Predictions over the past several years that the geographic locations of corporate operations will no longer matter in the virtual / internet enabled economy are far from true. If anything, Place holds greater importance than ever products still need to be produced somewhere, and call center service agents need to be sitting somewhere.
That said, ‘virtuality’ has transformed the way we work. Perhaps a better way to phrase the Place question is to say that the geography of people, and where and how they work has changed. The knowledge workplace of the future (and more and more of the present) is an increasingly virtual environment where the requirement to be in one place has yielded to location decisions based on access to and retention of talent, employee quality of life and cost of living.

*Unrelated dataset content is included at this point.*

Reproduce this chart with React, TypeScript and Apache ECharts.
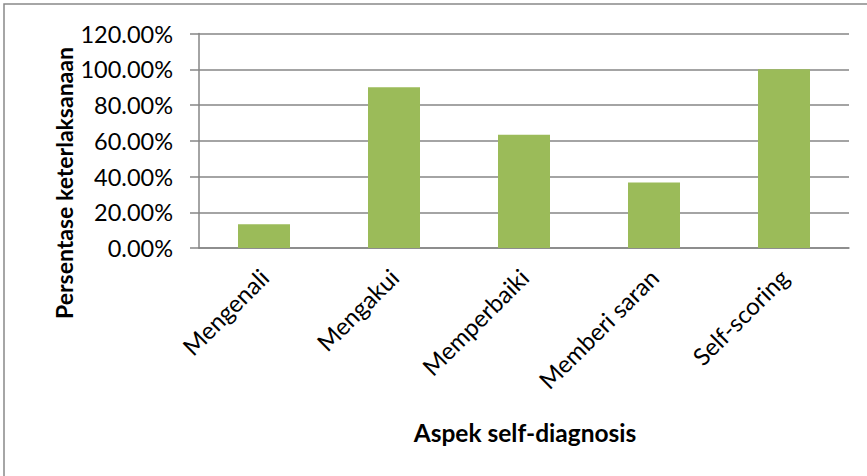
import React, { useEffect, useRef } from "react";
import * as echarts from "echarts";

const categories = ["Mengenali", "Mengakui", "Memperbaiki", "Memberi saran", "Self-scoring"];
const values = [13.33, 90.0, 63.33, 36.67, 100.0];
const xTitle = "Aspek self-diagnosis";
const yTitle = "Persentase keterlaksanaan";

const FONT = "Lato, 'Open Sans', sans-serif";

export default function App() {
  const ref = useRef<HTMLDivElement>(null);
  useEffect(() => {
    if (!ref.current) return;
    const chart = echarts.init(ref.current, null, { renderer: "svg" });
    chart.setOption({
      animation: false,
      backgroundColor: "#ffffff",
      grid: { left: 199, top: 33.5, width: 650, height: 214.5, containLabel: false },
      xAxis: {
        type: "category",
        data: categories,
        axisLine: { show: true, lineStyle: { color: "#868686", width: 1.5 } },
        axisTick: { show: false },
        axisLabel: {
          rotate: 45,
          margin: 25,
          color: "#000",
          fontFamily: FONT,
          fontSize: 24,
          interval: 0,
        },
      },
      yAxis: {
        type: "value",
        min: 0,
        max: 120,
        interval: 20,
        axisLine: { show: true, lineStyle: { color: "#868686", width: 1.5 } },
        axisTick: { show: true, length: 9, lineStyle: { color: "#868686", width: 1.5 } },
        splitLine: { show: true, lineStyle: { color: "#868686", width: 1.5 } },
        axisLabel: {
          margin: 26,
          color: "#000",
          fontFamily: FONT,
          fontSize: 23.5,
          formatter: (v: number) => v.toFixed(2) + "%",
        },
      },
      series: [
        {
          type: "bar",
          data: values,
          barWidth: "40%",
          itemStyle: { color: "#9BBB59" },
        },
      ],
      graphic: [
        {
          type: "rect",
          shape: { x: 4, y: 4, width: 880, height: 490 },
          style: { fill: "none", stroke: "#898989", lineWidth: 1.5 },
          silent: true,
        },
        {
          type: "text",
          x: 525,
          y: 432,
          style: {
            text: xTitle,
            font: `bold 24.5px ${FONT}`,
            fill: "#000",
            textAlign: "center",
            textVerticalAlign: "middle",
          },
        },
        {
          type: "text",
          x: 64,
          y: 183,
          rotation: Math.PI / 2,
          style: {
            text: yTitle,
            font: `bold 23px ${FONT}`,
            fill: "#000",
            textAlign: "center",
            textVerticalAlign: "middle",
          },
        },
      ],
    });
    return () => chart.dispose();
  }, []);
  return (
    <div
      ref={ref}
      style={{ position: "absolute", left: 0, top: 0, width: 867, height: 476 }}
    />
  );
}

Technology has enabled an entire generation that is now entering the work force, to expect a virtual, flexible work environment; to link career with personal fulfillment; and sometimes, to escape the constraints of a fixed, traditional workplace. Even in a virtual workplace however, geography still matters; it just matters differently. A few examples:
- Young, generation Y knowledge workers congregate to cities, larger and smaller, based on quality of life, culture, education and the inherent clustering of career opportunities. Cities such as New York, Singapore, London and many others are commensurately booming
- A home based customer servicing program can release the constraints of a specific commutable site, but still may achieve better results if located in a ‘cultural geography’ aligned to the market these ‘customer-facing’ agents are serving
- Outsourced functions seek not only lower costs but relevant talent that comes from the demographics and cultures of places like Ireland in the 1990s or India post Y2K
Figure 1 illustrates how place attributes map against typical corporate functions along cultural and geographic lines.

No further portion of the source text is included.